Thursday, February 19, 2004

The Phenomenology of Oldies Radio: I tend to forget that it's dynamic, not static. I listened to Norman Knight and Cousin Brucie in their second acts, when the men who spun Buddy Holly the first time were spinning him again for nostalgic boomers. And there are still oldies stations that specialize in the pre-Beatles, doo-wop and rockabilly landscape. But most of them have moved along ("The hits of the 60s, 70s, and 80s!") as time has pushed more music into the flashback bin. This morning I heard The Fixx's "One Thing Leads to Another" on one of those not-quite-classic-rock/not-quite-oldies stations. A full twenty years old, that song -- older than Abbey Road was when I bought it on CD.
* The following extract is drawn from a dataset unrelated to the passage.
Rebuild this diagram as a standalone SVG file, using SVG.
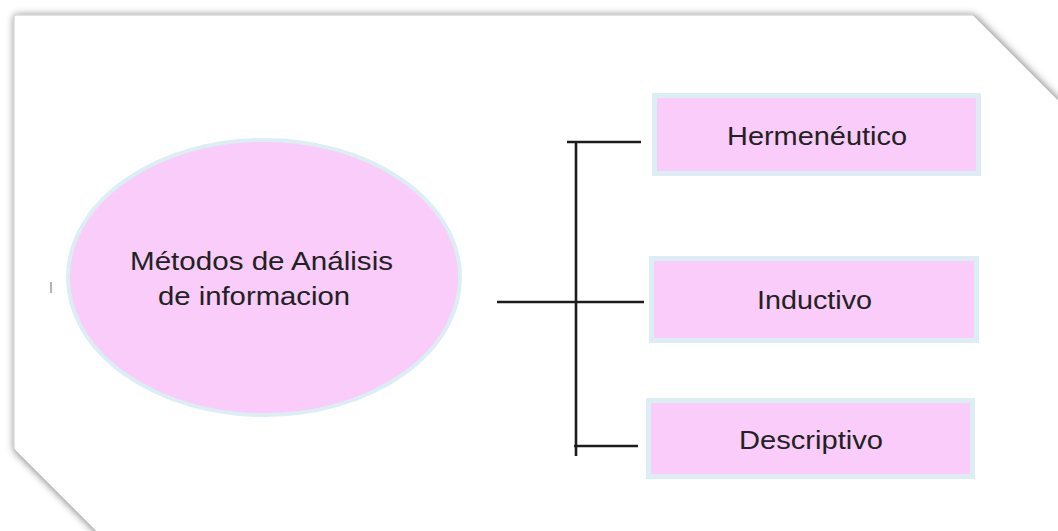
<svg xmlns="http://www.w3.org/2000/svg" width="1058" height="531" viewBox="0 0 1058 531">
  <defs>
    <filter id="shadow" x="-5%" y="-5%" width="110%" height="110%">
      <feGaussianBlur in="SourceAlpha" stdDeviation="4" result="b"/>
      <feOffset in="b" dx="1" dy="1" result="o"/>
      <feComponentTransfer in="o" result="s">
        <feFuncA type="linear" slope="0.55"/>
      </feComponentTransfer>
      <feMerge>
        <feMergeNode in="s"/>
        <feMergeNode in="SourceGraphic"/>
      </feMerge>
    </filter>
  </defs>
  <style>
    .node { fill: #f9ccf9; stroke: #dcedf3; }
    .lbl { font-family: "Liberation Sans", Arial, sans-serif; font-size: 25px; fill: #222222; }
    .conn { stroke: #1c1c1c; stroke-width: 2.6; fill: none; stroke-linecap: butt; }
  </style>
  <rect width="1058" height="531" fill="#ffffff"/>
  <g id="page">
    <polygon points="14,15 973,15 1085,127 1085,565 130,565 14,449" fill="#ffffff" stroke="#c8c8c8" stroke-width="1" filter="url(#shadow)"/>
    <line x1="51" y1="282" x2="51" y2="293" stroke="#9a9a9a" stroke-width="1.5"/>
  </g>
  <g id="connectors">
    <line class="conn" x1="576" y1="141" x2="576" y2="456"/>
    <line class="conn" x1="567" y1="142" x2="641" y2="142"/>
    <line class="conn" x1="497" y1="302" x2="644" y2="302"/>
    <line class="conn" x1="574" y1="446" x2="638" y2="446"/>
  </g>
  <g id="main">
    <ellipse class="node" cx="264" cy="277.5" rx="196" ry="137.5" stroke-width="4"/>
    <text class="lbl" x="130" y="270" textLength="263" lengthAdjust="spacingAndGlyphs">Métodos de Análisis</text>
    <text class="lbl" x="158" y="305" textLength="192" lengthAdjust="spacingAndGlyphs">de informacion</text>
  </g>
  <g id="hermeneutico">
    <rect class="node" x="654.5" y="95.5" width="324" height="78" stroke-width="5"/>
    <text class="lbl" x="817" y="145" text-anchor="middle" textLength="180" lengthAdjust="spacingAndGlyphs">Hermenéutico</text>
  </g>
  <g id="inductivo">
    <rect class="node" x="651.5" y="258.5" width="325" height="82" stroke-width="5"/>
    <text class="lbl" x="814.5" y="309" text-anchor="middle" textLength="115" lengthAdjust="spacingAndGlyphs">Inductivo</text>
  </g>
  <g id="descriptivo">
    <rect class="node" x="648.5" y="400.5" width="324" height="76" stroke-width="5"/>
    <text class="lbl" x="811" y="449" text-anchor="middle" textLength="144" lengthAdjust="spacingAndGlyphs">Descriptivo</text>
  </g>
</svg>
The classic-rock genre has pretty much ensured that certain music will never become oldies-radio fodder. But much of the stuff we grew up on seems tailored to the kind of nostalgia that Cousin Brucie peddled: Madonna, Duran Duran, Culture Club. Evocative of a time, truly, but not destined to end up next to Who's Next in the heavy rotation bin. And then there is the one-hit-wonder file, which Lileks was trolling last week:

And now because the 80s deities are smiling on me: the best song of the era, by my lights. "What Do All the People Know," the Monroes, 1983. It came along at one of those moments you experience once and spend your life remembering. Not first love; not first glories, not first anything, for that matter. No, it's a moment when everything you've known before combines again at a perfect time . . . I had no idea that 21 years later this song would come up on my digital jukebox shuffle play, and that I'd stand to air-guitar the chorus, and in doing so I would unplug the headphones, which meant I would have to get on my hands and knees to replace the plug, and that my spouse would come upstairs at that moment and catch me in that inglorious position.
Wow. "What Do All the People Know?" I still have that puppy on (wait for it) a 45. I've heard that it's a pretty valuable record.

One of these days there will be a station that specializes in 80s pop-nostalgia. And I will be the program director. Or, more likely, I'll be writing dunning letters to the program director.